### Aim
Retype every line from the start of the data down to and including the line with "simulant_c = [60.0, 60.0, 60.0, 60.0]". Skip the pictures.

☆ ☆ ☆

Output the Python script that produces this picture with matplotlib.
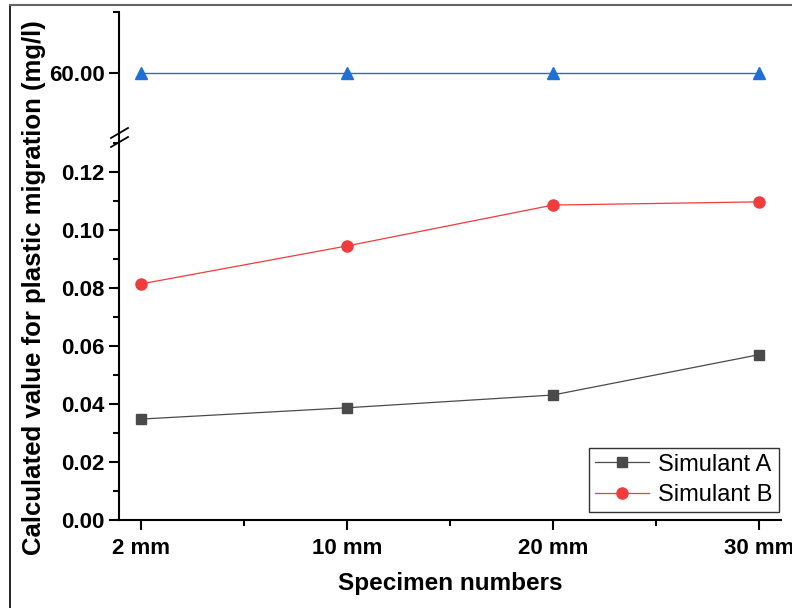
import matplotlib
matplotlib.use("Agg")
import matplotlib.pyplot as plt
from matplotlib.lines import Line2D
from matplotlib.ticker import MultipleLocator, FixedLocator

plt.rcParams["font.family"] = ["Liberation Sans", "DejaVu Sans"]

categories = ["2 mm", "10 mm", "20 mm", "30 mm"]
simulant_a = [0.0348, 0.0387, 0.0431, 0.0570]
simulant_b = [0.0814, 0.0945, 0.1086, 0.1097]
simulant_c = [60.0, 60.0, 60.0, 60.0]

W, H = 792, 608
fig = plt.figure(figsize=(W / 100, H / 100), dpi=100)


def px_axes(x0, y0, x1, y1):
    return fig.add_axes([x0 / W, 1 - y1 / H, (x1 - x0) / W, (y1 - y0) / H])


ax_top = px_axes(119, 12, 781, 134)
ax = px_axes(119, 134, 781, 520)

x = list(range(len(categories)))

for a in (ax, ax_top):
    a.set_xlim(-0.107, 3.107)
    a.spines["top"].set_visible(False)
    a.spines["right"].set_visible(False)
    a.spines["left"].set_linewidth(1.5)
    a.spines["bottom"].set_linewidth(1.5)
    a.tick_params(axis="both", which="major", length=7, width=1.5, direction="out",
                  labelsize=16)
    a.tick_params(axis="both", which="minor", length=4, width=1.5, direction="out")
    a.tick_params(axis="x", which="major", pad=6)
    a.patch.set_alpha(0)

ax_top.spines["bottom"].set_visible(False)
ax_top.tick_params(axis="x", which="both", bottom=False, labelbottom=False)

ax.plot(x, simulant_a, color="#4a4a4a", lw=0.9, marker="s", markersize=7,
        label="Simulant A")
ax.plot(x, simulant_b, color="#f03c3c", lw=0.9, marker="o", markersize=8,
        label="Simulant B")
ax_top.plot(x, simulant_c, color="#1f6fd9", lw=1.0, marker="^", markersize=9)

ax.set_ylim(0, 0.1331)
ax.yaxis.set_minor_locator(MultipleLocator(0.01))
ax.set_yticks([0, 0.02, 0.04, 0.06, 0.08, 0.10, 0.12])
ax.set_yticklabels(["0.00", "0.02", "0.04", "0.06", "0.08", "0.10", "0.12"])
ax.set_xticks(x)
ax.set_xticklabels(categories)
ax.xaxis.set_minor_locator(FixedLocator([0.5, 1.5, 2.5]))

ax_top.set_ylim(40, 80)
ax_top.set_yticks([60])
ax_top.set_yticklabels(["60.00"])
ax_top.yaxis.set_minor_locator(FixedLocator([80]))

for lab in ax.get_xticklabels() + ax.get_yticklabels() + ax_top.get_yticklabels():
    lab.set_fontweight("bold")

ax.set_xlabel("Specimen numbers", fontsize=17.5, fontweight="bold", labelpad=9)
fig.text(34 / W, 1 - 288 / H, "Calculated value for plastic migration (mg/l)",
         rotation=90, fontsize=18.5, fontweight="bold", ha="center", va="center")

leg = ax.legend(loc="lower right", bbox_to_anchor=(1.0, 0.015), fontsize=17,
                frameon=True, fancybox=False, edgecolor="black",
                handlelength=2.3, borderpad=0.25, labelspacing=0.35,
                handletextpad=0.4, borderaxespad=0.1)
leg.get_frame().set_linewidth(1.0)

# axis break marks
for yb in (133, 142):
    fig.add_artist(Line2D([111 / W, 128 / W], [1 - (yb + 5) / H, 1 - (yb - 5) / H],
                          color="black", lw=1.3))

# outer frame edges
fig.add_artist(Line2D([10 / W, 10 / W], [0, 1 - 5 / H], color="black", lw=1.2))
fig.add_artist(Line2D([10 / W, 1], [1 - 5 / H, 1 - 5 / H], color="#666666", lw=1.5))

fig.savefig("out.png", dpi=100)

☆ ☆ ☆

### Task response
Output the Python script that produces this picture with matplotlib.
import matplotlib
matplotlib.use("Agg")
import matplotlib.pyplot as plt
from matplotlib.lines import Line2D
from matplotlib.ticker import MultipleLocator, FixedLocator

plt.rcParams["font.family"] = ["Liberation Sans", "DejaVu Sans"]

categories = ["2 mm", "10 mm", "20 mm", "30 mm"]
simulant_a = [0.0348, 0.0387, 0.0431, 0.0570]
simulant_b = [0.0814, 0.0945, 0.1086, 0.1097]
simulant_c = [60.0, 60.0, 60.0, 60.0]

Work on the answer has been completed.